Prompt – Everything from the first line down to the line containing "import pandas as pd" is to be retyped exactly, both ends included, with pictures left out.

## BEGIN Data

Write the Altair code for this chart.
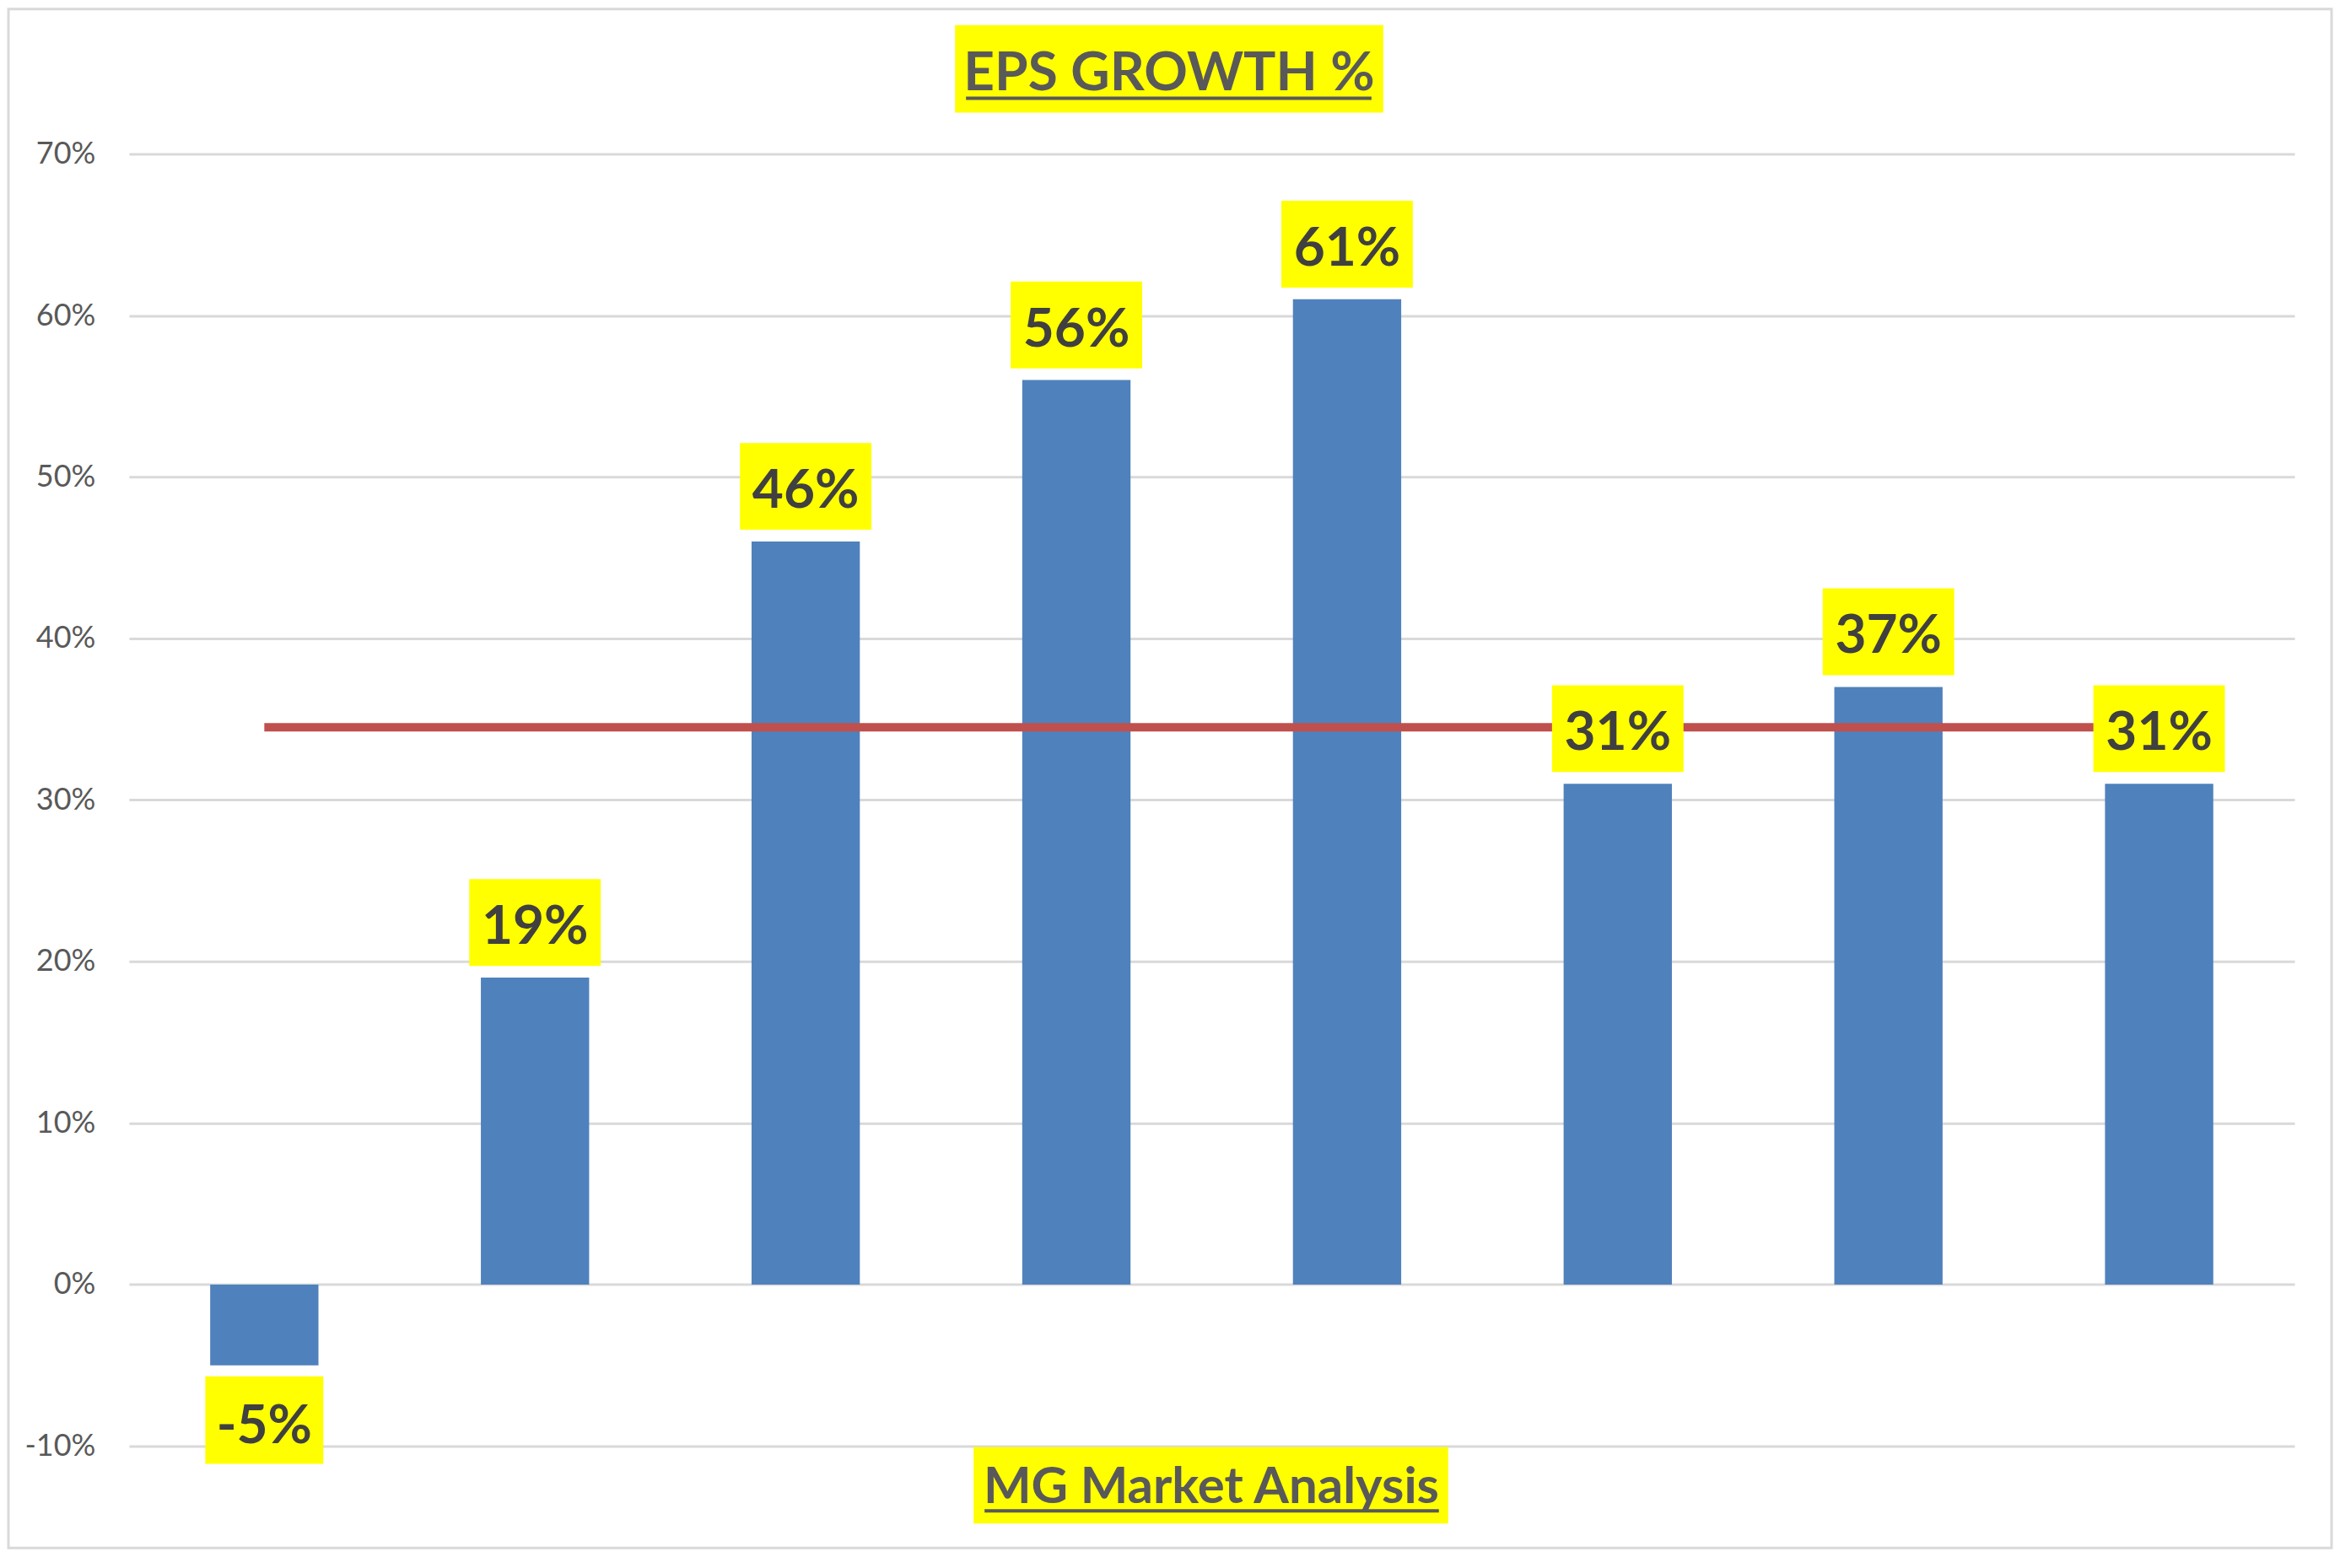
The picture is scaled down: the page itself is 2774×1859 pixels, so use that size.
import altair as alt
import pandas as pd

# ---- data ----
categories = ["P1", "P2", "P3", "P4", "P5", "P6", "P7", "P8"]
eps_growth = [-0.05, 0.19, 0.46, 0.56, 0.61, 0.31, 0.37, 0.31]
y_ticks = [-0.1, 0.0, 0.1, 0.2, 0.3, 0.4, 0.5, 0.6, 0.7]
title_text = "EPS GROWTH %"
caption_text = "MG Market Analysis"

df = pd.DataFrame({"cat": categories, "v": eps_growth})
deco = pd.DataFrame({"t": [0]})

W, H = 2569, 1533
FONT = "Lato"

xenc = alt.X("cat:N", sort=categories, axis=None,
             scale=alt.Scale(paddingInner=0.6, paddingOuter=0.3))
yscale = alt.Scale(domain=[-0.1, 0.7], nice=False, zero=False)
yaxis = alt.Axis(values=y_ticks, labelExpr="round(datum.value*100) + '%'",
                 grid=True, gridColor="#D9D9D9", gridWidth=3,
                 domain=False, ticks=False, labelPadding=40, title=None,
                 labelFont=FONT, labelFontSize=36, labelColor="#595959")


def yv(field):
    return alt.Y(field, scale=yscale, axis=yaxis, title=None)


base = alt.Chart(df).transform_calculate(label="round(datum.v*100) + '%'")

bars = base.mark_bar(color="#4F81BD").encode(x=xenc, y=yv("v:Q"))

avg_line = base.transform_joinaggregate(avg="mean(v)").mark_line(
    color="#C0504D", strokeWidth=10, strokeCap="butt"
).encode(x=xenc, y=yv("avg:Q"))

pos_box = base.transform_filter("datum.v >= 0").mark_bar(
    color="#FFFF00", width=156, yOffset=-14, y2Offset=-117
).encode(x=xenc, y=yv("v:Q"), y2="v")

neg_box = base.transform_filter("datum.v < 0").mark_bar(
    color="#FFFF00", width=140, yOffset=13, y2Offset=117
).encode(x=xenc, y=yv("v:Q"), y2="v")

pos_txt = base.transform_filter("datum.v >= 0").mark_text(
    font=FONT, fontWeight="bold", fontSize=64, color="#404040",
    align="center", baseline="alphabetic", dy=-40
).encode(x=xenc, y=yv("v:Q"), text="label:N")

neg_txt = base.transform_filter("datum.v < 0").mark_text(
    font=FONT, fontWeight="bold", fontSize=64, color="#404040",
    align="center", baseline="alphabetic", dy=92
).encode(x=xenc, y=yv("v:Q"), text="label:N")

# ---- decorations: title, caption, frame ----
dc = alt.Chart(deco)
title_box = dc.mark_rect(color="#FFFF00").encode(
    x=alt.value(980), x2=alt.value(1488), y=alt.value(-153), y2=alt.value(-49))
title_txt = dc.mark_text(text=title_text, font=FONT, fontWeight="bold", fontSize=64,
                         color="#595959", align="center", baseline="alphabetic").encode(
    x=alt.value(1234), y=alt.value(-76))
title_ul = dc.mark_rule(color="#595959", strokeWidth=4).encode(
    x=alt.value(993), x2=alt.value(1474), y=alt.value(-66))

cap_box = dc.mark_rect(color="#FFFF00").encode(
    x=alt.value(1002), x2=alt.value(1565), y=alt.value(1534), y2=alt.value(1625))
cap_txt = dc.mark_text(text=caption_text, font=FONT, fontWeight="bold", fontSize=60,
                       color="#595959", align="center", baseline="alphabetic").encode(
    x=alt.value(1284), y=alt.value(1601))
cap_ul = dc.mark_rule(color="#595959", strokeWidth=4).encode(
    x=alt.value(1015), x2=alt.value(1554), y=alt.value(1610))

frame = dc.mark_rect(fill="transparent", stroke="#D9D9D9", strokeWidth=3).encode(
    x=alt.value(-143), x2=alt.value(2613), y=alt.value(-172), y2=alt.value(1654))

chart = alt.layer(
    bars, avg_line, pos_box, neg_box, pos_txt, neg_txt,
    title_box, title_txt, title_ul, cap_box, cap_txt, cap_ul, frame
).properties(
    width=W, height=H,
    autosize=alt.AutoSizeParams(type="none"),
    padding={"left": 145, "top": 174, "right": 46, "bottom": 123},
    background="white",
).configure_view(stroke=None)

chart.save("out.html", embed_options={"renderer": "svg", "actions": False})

## END Data

Finished task –
Write the Altair code for this chart.
The picture is scaled down: the page itself is 2774×1859 pixels, so use that size.
import altair as alt
import pandas as pd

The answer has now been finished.